As for the GPU graph, its power consumption shows even greater fluctuations than the CPU. This is expected, as GPUs are designed for training rather than inference, making their power consumption highly variable when carrying out the batch inference in the application session. The GPU has a max of 32.07W, similar to CPU, but the batch inference fluctuations are unstable and less consistent as the GPU attempts to optimise through parallel processing and high-throughput workloads.

Overall Energy Impact

The song used for testing power consumption is “Humpty Dumpty” by Super Simple Songs, and has a length of 1 minute, 19 seconds.
Taking Energy (Wh) = Power (W) × Time (h) and assuming a battery capacity of 50Wh as standard for most standard-spec 2020s laptops, we can subsequently use the formula for energy to estimate the battery life savings as a result of NPU-efficient inference when running the ReadingStar app:

Processing Unit	Power Consumption (W)	Energy per Song (Wh/song)	Songs per Full Laptop Battery Charge	Estimated Battery Life
Intel Core Ultra 5 Processor 125H CPU	11.10 W	0.244 Wh/song	205 songs	4.5 hours
Intel Arc Graphics GPU	14.42 W	0.316 Wh/song	158 songs	3.5 hours
Intel AI Boost NPU	9.33 W	0.205 Wh/song	244 songs	5.4 hours

This gives approximately 20% extended battery life when running Reading Star with an NPU for inference over a CPU and a 54% extended battery life over a GPU.

In conclusion, using a device with an NPU when running AI-powered applications like Reading Star leads to significant battery life and efficiency improvements at no additional cost to speed, totaling to almost an extra hour of playtime in our tests over a CPU, and 2 hours over a GPU.

User Acceptance Testing

Results from user testing sessions and feedback

Usability testing was informally performed throughout the project, but as always, the experience and feedback from external users proved invaluable. With this, our main goals as a team were to:

Learn how well the application executes outside of a control environment, i.e. quiet room with a strong microphone.
Observe how users of differing demographics interact with the program.
Discover previously unknown faults or execution errors.
Understand if the experience using the application is enjoyable!

The following tests included a wide range of actions, from the benevolent user singing the first song in the playlist, to the most rigorous of testers trying to break it!

Our first usability tests were performed by sixth form students, who were impressed by its intuitive flow, and were intrigued by the rewards system.

We then took our program to the Helen Allison School, based in Meopham, Kent.

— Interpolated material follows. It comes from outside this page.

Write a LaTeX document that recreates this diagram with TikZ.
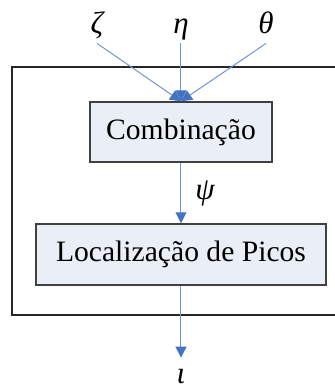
\documentclass[tikz,border=0pt]{standalone}
\usepackage{fontspec}
\setmainfont{Liberation Serif}
\usetikzlibrary{arrows.meta}
\definecolor{lineblue}{RGB}{110,150,215}
\definecolor{headblue}{RGB}{68,114,196}
\definecolor{boxfill}{RGB}{234,239,247}
\definecolor{boxdraw}{RGB}{64,64,64}
\tikzset{
  blockbox/.style={draw=boxdraw, line width=0.75pt, fill=boxfill, inner sep=0pt,
    font=\fontsize{14.8pt}{17pt}\selectfont},
  greeklbl/.style={inner sep=0pt, font=\fontsize{15.5pt}{18pt}\selectfont\itshape},
  flow/.style={draw=lineblue, line width=0.5pt,
    -{Triangle[length=5.5pt,width=5.5pt,color=headblue]}},
}
\begin{document}
\begin{tikzpicture}[x=0.5pt,y=-0.5pt]
\useasboundingbox (0,0) rectangle (335,388);
% outer frame (right side off the picture)
\draw[line width=0.65pt, black!85] (336,67) -- (12,67) -- (12,315) -- (336,315);
% blocks
\node[blockbox, minimum width=91pt, minimum height=30pt] (comb) at (181,132) {Combinação};
\node[blockbox, minimum width=145pt, minimum height=30.5pt] (loc) at (181,254.5) {Localização de Picos};
% input labels
\node[greeklbl, anchor=base, text depth=5pt] (zeta) at (97,33) {ζ};
\node[greeklbl, anchor=base, text depth=5pt] (eta) at (181,33) {η};
\node[greeklbl, anchor=base, text depth=5pt] (theta) at (266,33) {θ};
% output label
\node[greeklbl, anchor=base, text height=12.5pt] (iota) at (181,383) {ι};
% connectors
\draw[flow] (zeta.south) -- (comb.north);
\draw[flow] (eta.south) -- (comb.north);
\draw[flow] (theta.south) -- (comb.north);
\draw[flow] (comb.south) -- node[greeklbl, right=7pt] (psi) {ψ} (loc.north);
\draw[flow] (loc.south) -- (iota.north);
\end{tikzpicture}
\end{document}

Individual(s)	Feedback	Adjustments made (if any)
Class of 12-year-olds	“Children enjoyed singing along with songs they are familiar with”	Playlist creator feature
Teacher of 12-year-old class	“Visuals for songs” “Colours for words” “Could 2 singers compete against each other?” Progress bar added underneath text, in time with lyric	Progress bar added underneath text, in time with lyric
Pupil (8-year-old)	“Love music [selection], it was loud”	N/A

ReadingStar User Survey Analysis

The recent user survey for Reading Star reveals highly positive feedback across all categories. Users rated the app's responsiveness, design, and usability between 9 and 10 on average, with the overall experience scoring exceptionally well. The app’s interface was praised for being clean, intuitive, and visually appealing, while core features like karaoke and scoring systems were highlighted as fun and engaging.

Some users suggested improvements, including adding tutorials, a scoreboard, more dynamic UI elements, and access to copyrighted music. Visual feedback received slightly lower scores, indicating an area for enhancement. On the whole though, users found the app enjoyable, encouraging, and worth continued use.

ReadingStar app survey satisfaction scores — Figure 4: Overall satisfaction across key ReadingStar features, confirming a consistently positive user experience.